On May 3 2011 the Dutch financial supervisors, the Dutch Authority of the Financial Markets and the Dutch Central Bank issued a joint statement on private initiatives known as crowd funding, crowd sourcing, or peer-to-peer financing. These initiatives are alternative forms of financing, offering private parties and companies a way to lend and borrower money without the involvement of a (licensed) bank.
The transactions are mostly carried out through a platform on the internet (in various manners and constructions). Such an internet platform serves as an intermediary, whereby money is being lenT from the party offering money (lender) to a party requesting money (the borrower) for a specific purpose. The purpose of the loan can either be of an idealistic nature or of a commercial nature, such as setting up a business. In case of a commercial loan the lending party will in most instances receive some sort of consideration such as interest or part of the proceeds in a newly-established business.
The mechanisms of the different crowd funding platforms vary, although there are some common features that characterise the crowd funding initiatives. Firstly, most platforms offer the potential lenders information on the purpose of the loan and the creditworthiness of the potential borrower. The criteria for creditworthiness are often, in different degrees of care and accuracy, based on information that the platform itself collected based on the identity and creditworthiness of the potential borrower. On the basis of this information and an assessment of the risks and expected return, a lender selects a matching borrower. Secondly, the platform plays an intermediary role in the financial transactions between the lender and borrower. It arranges the contractual basis of the transaction, the execution thereof as well as the collection of the agreed compensation and repayments.

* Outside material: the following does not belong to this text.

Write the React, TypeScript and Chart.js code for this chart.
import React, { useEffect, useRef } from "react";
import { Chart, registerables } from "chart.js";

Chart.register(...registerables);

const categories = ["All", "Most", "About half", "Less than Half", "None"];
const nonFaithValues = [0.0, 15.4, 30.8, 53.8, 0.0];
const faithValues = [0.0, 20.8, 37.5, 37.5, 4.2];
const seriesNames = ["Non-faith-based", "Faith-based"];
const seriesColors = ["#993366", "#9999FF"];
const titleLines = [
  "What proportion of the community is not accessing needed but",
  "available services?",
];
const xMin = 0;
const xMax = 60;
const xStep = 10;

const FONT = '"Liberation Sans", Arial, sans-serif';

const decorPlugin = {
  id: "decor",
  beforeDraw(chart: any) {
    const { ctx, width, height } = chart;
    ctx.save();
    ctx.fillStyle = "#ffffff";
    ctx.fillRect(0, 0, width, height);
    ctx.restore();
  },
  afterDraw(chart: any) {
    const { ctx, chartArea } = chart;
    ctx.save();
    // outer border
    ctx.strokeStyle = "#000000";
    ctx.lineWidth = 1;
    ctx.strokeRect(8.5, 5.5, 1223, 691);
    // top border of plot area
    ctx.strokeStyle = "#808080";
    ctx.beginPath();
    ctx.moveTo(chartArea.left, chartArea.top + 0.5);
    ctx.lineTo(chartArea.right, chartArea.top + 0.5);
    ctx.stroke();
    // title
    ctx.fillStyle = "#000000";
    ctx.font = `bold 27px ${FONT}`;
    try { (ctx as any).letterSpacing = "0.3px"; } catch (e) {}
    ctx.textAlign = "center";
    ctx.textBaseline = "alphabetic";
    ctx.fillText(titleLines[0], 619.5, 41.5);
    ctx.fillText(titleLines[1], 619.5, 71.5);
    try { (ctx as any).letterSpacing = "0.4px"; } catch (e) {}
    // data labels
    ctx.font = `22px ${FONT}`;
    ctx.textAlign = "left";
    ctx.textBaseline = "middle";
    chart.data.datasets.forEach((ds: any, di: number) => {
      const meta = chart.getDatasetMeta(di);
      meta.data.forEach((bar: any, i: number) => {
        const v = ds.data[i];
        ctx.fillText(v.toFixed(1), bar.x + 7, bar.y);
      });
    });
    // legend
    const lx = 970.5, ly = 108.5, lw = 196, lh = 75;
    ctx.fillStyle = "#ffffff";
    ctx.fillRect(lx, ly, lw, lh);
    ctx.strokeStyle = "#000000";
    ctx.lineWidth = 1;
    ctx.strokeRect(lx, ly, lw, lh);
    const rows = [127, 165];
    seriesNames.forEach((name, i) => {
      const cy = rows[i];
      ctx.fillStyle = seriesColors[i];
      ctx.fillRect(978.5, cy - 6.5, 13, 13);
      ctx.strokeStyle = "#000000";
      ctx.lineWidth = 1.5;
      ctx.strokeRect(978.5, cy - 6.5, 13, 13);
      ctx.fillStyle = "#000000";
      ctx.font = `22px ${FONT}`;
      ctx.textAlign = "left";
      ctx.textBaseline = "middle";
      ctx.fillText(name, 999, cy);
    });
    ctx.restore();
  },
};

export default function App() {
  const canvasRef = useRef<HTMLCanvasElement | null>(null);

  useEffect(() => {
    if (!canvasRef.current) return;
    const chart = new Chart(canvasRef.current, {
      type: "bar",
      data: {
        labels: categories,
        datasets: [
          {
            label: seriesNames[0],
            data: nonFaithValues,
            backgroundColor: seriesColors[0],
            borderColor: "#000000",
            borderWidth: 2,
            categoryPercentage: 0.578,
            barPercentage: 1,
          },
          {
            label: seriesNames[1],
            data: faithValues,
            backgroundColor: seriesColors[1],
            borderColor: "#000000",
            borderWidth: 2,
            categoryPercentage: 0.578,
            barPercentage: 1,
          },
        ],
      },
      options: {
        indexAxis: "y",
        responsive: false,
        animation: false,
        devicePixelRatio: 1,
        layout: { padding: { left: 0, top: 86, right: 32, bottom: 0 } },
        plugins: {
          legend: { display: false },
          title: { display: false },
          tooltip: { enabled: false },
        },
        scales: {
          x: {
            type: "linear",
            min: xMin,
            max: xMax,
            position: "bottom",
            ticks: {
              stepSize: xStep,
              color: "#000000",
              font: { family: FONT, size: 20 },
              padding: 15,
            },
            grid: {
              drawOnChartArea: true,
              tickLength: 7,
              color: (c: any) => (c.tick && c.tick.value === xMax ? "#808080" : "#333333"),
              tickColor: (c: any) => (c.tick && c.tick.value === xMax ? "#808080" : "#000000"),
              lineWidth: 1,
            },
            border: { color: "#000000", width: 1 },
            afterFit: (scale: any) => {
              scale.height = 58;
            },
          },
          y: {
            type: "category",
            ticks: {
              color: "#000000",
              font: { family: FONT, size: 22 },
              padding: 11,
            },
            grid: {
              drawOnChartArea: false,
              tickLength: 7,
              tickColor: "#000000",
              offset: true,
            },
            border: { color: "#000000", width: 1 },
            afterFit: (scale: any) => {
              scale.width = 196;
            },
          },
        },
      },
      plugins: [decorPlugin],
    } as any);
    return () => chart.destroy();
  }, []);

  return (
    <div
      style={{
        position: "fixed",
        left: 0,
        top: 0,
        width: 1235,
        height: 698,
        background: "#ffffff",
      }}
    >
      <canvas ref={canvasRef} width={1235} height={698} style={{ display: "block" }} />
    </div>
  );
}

The Dutch financial supervisors note in their joint statement that the objectives and structure of crowd funding initiatives differ. It is therefore not possible to determine beforehand which statutory provisions apply to the differently structured initiatives. Depending on the structure and purpose of a platform, it could be that certain provisions of the Dutch Act on Financial Supervision (AFS) must be considered. For example section 3:5 of the AFS prohibits parties to, outside of a restricted circle, attract, receive or have at their disposal repayable funds from others than professional market parties.

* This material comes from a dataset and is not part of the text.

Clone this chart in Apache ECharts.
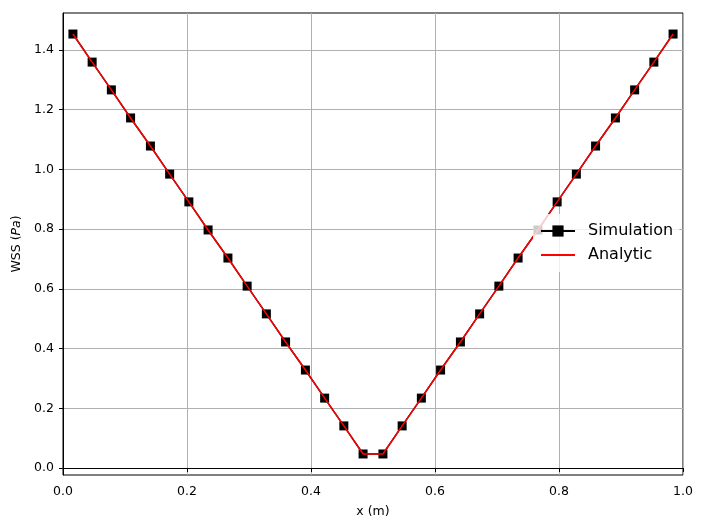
<!DOCTYPE html>
<html>
<head>
<meta charset="utf-8">
<script src="https://cdn.jsdelivr.net/npm/echarts@6/dist/echarts.min.js"></script>
<style>html,body{margin:0;padding:0;background:#fff}#c{width:704px;height:528px}</style>
</head>
<body>
<div id="c"></div>
<script>
var xValues = [0.016,0.047,0.078,0.109,0.141,0.172,0.203,0.234,0.266,0.297,0.328,0.359,0.391,0.422,0.453,0.484,
               0.516,0.547,0.578,0.609,0.641,0.672,0.703,0.734,0.766,0.797,0.828,0.859,0.891,0.922,0.953,0.984];
var simulation = [1.453,1.359,1.266,1.172,1.078,0.984,0.891,0.797,0.703,0.609,0.516,0.422,0.328,0.234,0.141,0.047,
                  0.047,0.141,0.234,0.328,0.422,0.516,0.609,0.703,0.797,0.891,0.984,1.078,1.172,1.266,1.359,1.453];
var analytic = [1.453,1.359,1.266,1.172,1.078,0.984,0.891,0.797,0.703,0.609,0.516,0.422,0.328,0.234,0.141,0.047,
                0.047,0.141,0.234,0.328,0.422,0.516,0.609,0.703,0.797,0.891,0.984,1.078,1.172,1.266,1.359,1.453];
var yTicks = [0.0,0.2,0.4,0.6,0.8,1.0,1.2,1.4];

var font = 'DejaVu Sans';
function pairs(xs, ys){ return xs.map(function(x,i){ return [x, ys[i]]; }); }

var chart = echarts.init(document.getElementById('c'), null, {renderer:'canvas'});
chart.setOption({
  animation: false,
  textStyle: {fontFamily: font},
  grid: {left: 63, right: 21, top: 13, bottom: 53, show: true, borderColor: '#000', borderWidth: 1, backgroundColor: 'transparent'},
  xAxis: {
    type: 'value', min: 0, max: 1, interval: 0.2,
    name: 'x (m)', nameLocation: 'middle', nameGap: 30,
    nameTextStyle: {fontFamily: font, fontSize: 12.5, color: '#000'},
    axisLine: {show: true, lineStyle: {color: '#000', width: 1}},
    axisTick: {show: true, inside: false, length: 4, lineStyle: {color: '#000'}},
    axisLabel: {fontFamily: font, fontSize: 12.5, color: '#000', margin: 10, formatter: function(v){ return v.toFixed(1); }},
    splitLine: {show: true, lineStyle: {color: '#b0b0b0', width: 1}}
  },
  yAxis: {
    type: 'value', min: -0.0234, max: 1.5234,
    name: 'WSS ({i|Pa})', nameLocation: 'middle', nameGap: 38, nameRotate: 90,
    nameTextStyle: {fontFamily: font, fontSize: 12.5, color: '#000', rich: {i: {fontStyle: 'italic', fontFamily: font, fontSize: 12.5, color: '#000'}}},
    axisLine: {show: true, lineStyle: {color: '#000', width: 1}},
    axisTick: {show: true, inside: false, length: 4, lineStyle: {color: '#000'}, customValues: yTicks},
    axisLabel: {fontFamily: font, fontSize: 12.5, color: '#000', margin: 9, customValues: yTicks, formatter: function(v){ return v.toFixed(1); }},
    splitLine: {show: true, lineStyle: {color: '#b0b0b0', width: 1}}
  },
  legend: {
    orient: 'vertical', left: 533, top: 214,
    padding: [9, 6, 9, 7],
    itemWidth: 34, itemHeight: 14, itemGap: 8,
    backgroundColor: 'rgba(255,255,255,0.8)', borderWidth: 0, borderRadius: 3,
    textStyle: {fontFamily: font, fontSize: 16, color: '#000', lineHeight: 16, padding: [0,0,0,8]},
    data: [
      {name: 'Simulation'},
      {name: 'Analytic', icon: 'path://M0,0 L34,0 L34,2 L0,2 Z'}
    ]
  },
  series: [
    {name: 'Simulation', type: 'line', data: pairs(xValues, simulation), symbol: 'rect', symbolSize: 9,
     itemStyle: {color: '#000'}, lineStyle: {color: '#000', width: 1.5}, z: 2},
    {name: 'Analytic', type: 'line', data: pairs(xValues, analytic), symbol: 'none', showSymbol: false,
     itemStyle: {color: '#ff0000'}, lineStyle: {color: '#ff0000', width: 1.5}, z: 3}
  ]
});
</script>
</body>
</html>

This provision could be relevant if the structure of a crowd funding platform is set up in such a way that the platform retains the funds too long and it could be argued that it has repayable funds at its disposal. This prohibition is intended to prevent private parties or companies other than banks from attracting funds from the public. Furthermore, it is forbidden under the AFS to act as a bank, that is to attract repayable funds from the public and to on-lend these funds, in the Netherlands without the required licence from the Dutch Central Bank.

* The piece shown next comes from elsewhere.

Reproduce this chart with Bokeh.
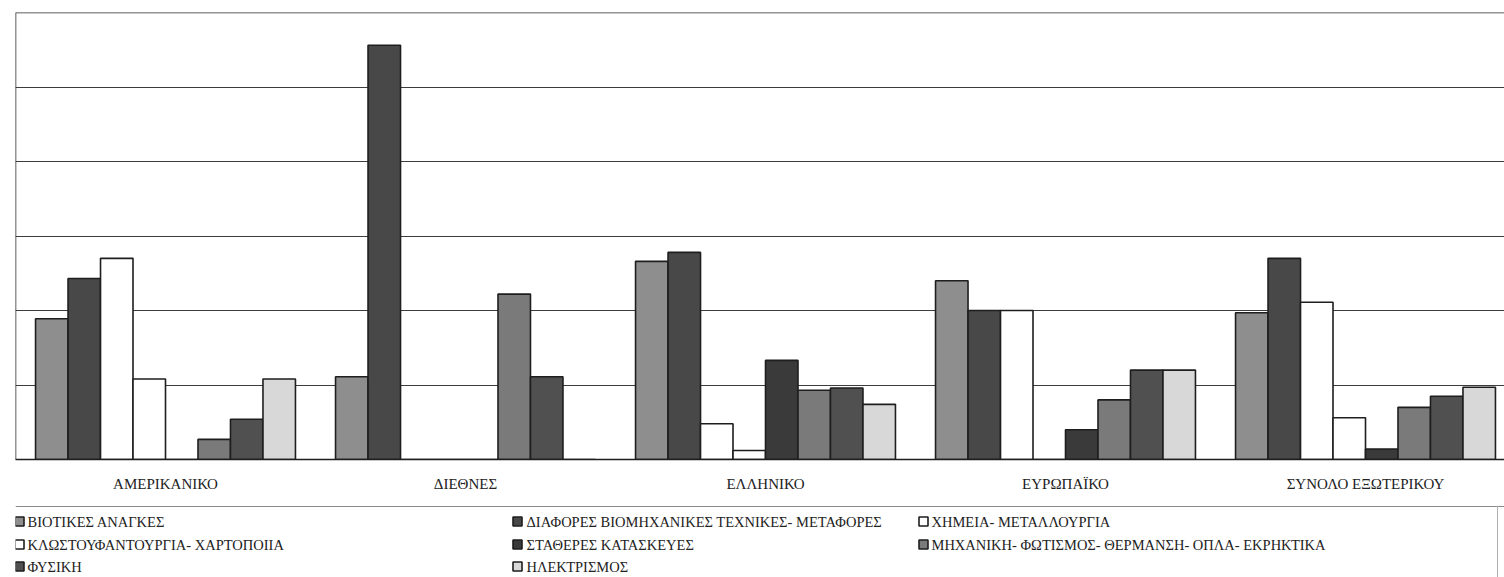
from bokeh.plotting import figure
from bokeh.models import Range1d, FixedTicker, Span, ColumnDataSource
from bokeh.layouts import column
from bokeh.embed import file_html
from bokeh.resources import INLINE
from bokeh.core.properties import value

# ---- data (percent of category) ----
categories = ["ΑΜΕΡΙΚΑΝΙΚΟ", "ΔΙΕΘΝΕΣ", "ΕΛΛΗΝΙΚΟ", "ΕΥΡΩΠΑΪΚΟ", "ΣΥΝΟΛΟ ΕΞΩΤΕΡΙΚΟΥ"]
series_names = [
    "ΒΙΟΤΙΚΕΣ ΑΝΑΓΚΕΣ",
    "ΔΙΑΦΟΡΕΣ ΒΙΟΜΗΧΑΝΙΚΕΣ ΤΕΧΝΙΚΕΣ- ΜΕΤΑΦΟΡΕΣ",
    "ΧΗΜΕΙΑ- ΜΕΤΑΛΛΟΥΡΓΙΑ",
    "ΚΛΩΣΤΟΥΦΑΝΤΟΥΡΓΙΑ- ΧΑΡΤΟΠΟΙΙΑ",
    "ΣΤΑΘΕΡΕΣ ΚΑΤΑΣΚΕΥΕΣ",
    "ΜΗΧΑΝΙΚΗ- ΦΩΤΙΣΜΟΣ- ΘΕΡΜΑΝΣΗ- ΟΠΛΑ- ΕΚΡΗΚΤΙΚΑ",
    "ΦΥΣΙΚΗ",
    "ΗΛΕΚΤΡΙΣΜΟΣ",
]
viotikes = [18.9, 11.1, 26.6, 24.0, 19.7]
diafores = [24.3, 55.6, 27.8, 20.0, 27.0]
chimeia = [27.0, 0.0, 4.8, 20.0, 21.1]
klostoyf = [10.8, 0.0, 1.2, 0.0, 5.6]
statheres = [0.0, 0.0, 13.3, 4.0, 1.4]
michaniki = [2.7, 22.2, 9.3, 8.0, 7.0]
fysiki = [5.4, 11.1, 9.6, 12.0, 8.5]
ilektrismos = [10.8, 0.0, 7.4, 12.0, 9.7]
series_values = [viotikes, diafores, chimeia, klostoyf, statheres, michaniki, fysiki, ilektrismos]
y_ticks = [0, 10, 20, 30, 40, 50, 60]

# ---- styles ----
colors = ["#8e8e8e", "#484848", "#ffffff", "#ffffff", "#3a3a3a", "#7a7a7a", "#505050", "#d8d8d8"]
FONT_NAME = "Liberation Serif"
W = 1504
CAT_PX = 300.0
LEFT = 15
CH = 505
n_ser = len(series_names)
bar_w = 0.1083

p = figure(width=W, height=CH, output_backend="svg", toolbar_location=None,
           x_range=Range1d(0, (W - LEFT) / CAT_PX), y_range=Range1d(0, 60),
           min_border_left=LEFT, min_border_right=0, min_border_top=12, min_border_bottom=46)
p.outline_line_color = None
p.background_fill_color = "white"
p.border_fill_color = "white"

for k in range(n_ser):
    xs = [i + 0.5 + (k - (n_ser - 1) / 2) * bar_w for i in range(len(categories))]
    src = ColumnDataSource(dict(x=xs, top=series_values[k]))
    p.vbar(x="x", top="top", width=bar_w, bottom=0, source=src,
           fill_color=colors[k], line_color="#1e1e1e", line_width=1.6)

p.yaxis.visible = False
p.ygrid.ticker = FixedTicker(ticks=y_ticks)
p.ygrid.grid_line_color = "#3c3c3c"
p.ygrid.grid_line_width = 1.2
p.xgrid.visible = False
p.add_layout(Span(location=0, dimension="height", line_color="#2a2a2a", line_width=1.5))
p.add_layout(Span(location=y_ticks[-1], dimension="width", line_color="#2a2a2a", line_width=1.5))

xa = p.xaxis[0]
xa.ticker = FixedTicker(ticks=[i + 0.5 for i in range(len(categories))])
xa.major_label_overrides = {i + 0.5: c for i, c in enumerate(categories)}
xa.major_tick_out = 0
xa.major_tick_in = 0
xa.minor_tick_out = 0
xa.minor_tick_in = 0
xa.axis_line_color = "#1e1e1e"
xa.axis_line_width = 1.6
xa.major_label_standoff = 16
xa.major_label_text_font = FONT_NAME
xa.major_label_text_font_size = "15px"
xa.major_label_text_color = "#222222"

# ---- legend (its frame is aligned with the chart frame, so x runs from LEFT) ----
LH = 577 - CH
lg = figure(width=W, height=LH, output_backend="svg", toolbar_location=None,
            x_range=Range1d(LEFT, W), y_range=Range1d(LH, 0),
            min_border=0, min_border_left=LEFT, min_border_right=0, min_border_top=0, min_border_bottom=0)
lg.axis.visible = False
lg.grid.visible = False
lg.outline_line_color = None
lg.add_layout(Span(location=1, dimension="width", line_color="#8a8a8a", line_width=1))
lg.add_layout(Span(location=1497, dimension="height", line_color="#b0b0b0", line_width=1))

col_sq = [19, 517, 923]
col_tx = [27, 526, 931]
row_y = [16, 39, 61]
sq_x = [col_sq[i % 3] for i in range(n_ser)]
tx_x = [col_tx[i % 3] for i in range(n_ser)]
ys = [row_y[i // 3] for i in range(n_ser)]
lsrc = ColumnDataSource(dict(sx=sq_x, tx=tx_x, y=ys, c=colors, t=series_names))
lg.rect(x="sx", y="y", width=9, height=9, width_units="screen", height_units="screen",
        fill_color="c", line_color="#1e1e1e", line_width=1.6, source=lsrc)
lg.text(x="tx", y="y", text="t", source=lsrc, text_font=value(FONT_NAME), text_font_size="14.5px",
        text_baseline="middle", text_align="left", text_color="#222222")

layout = column(p, lg, spacing=0)
open("out.html", "w").write(file_html(layout, INLINE))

Also, again depending on the setup and structure of the platform and the nature of the activities, other AFS provisions could be applicable for the platform or parties associated with the platform. Most of these provisions relate to AFS licence requirements, for example for the offering of investment objects (section 2:55 AFS), the offering of credit (section 2:60AFS), the offering of participations in an investment institution (section 2:65 AFS), or intermediary services with regard to credit, insurance or financial products (section 2:80 AFS). Furthermore, AFS provisions with respect to the rendering of investment services or activities (section 2:96 AFS) as well as certain (transparency) obligations, such as providing an approved prospectus when offering securities (section 5:2 AFS), could be applicable.
The Dutch financial supervisors caution market parties to carefully consider which (AFS) statutory provisions could be applicable to their activities.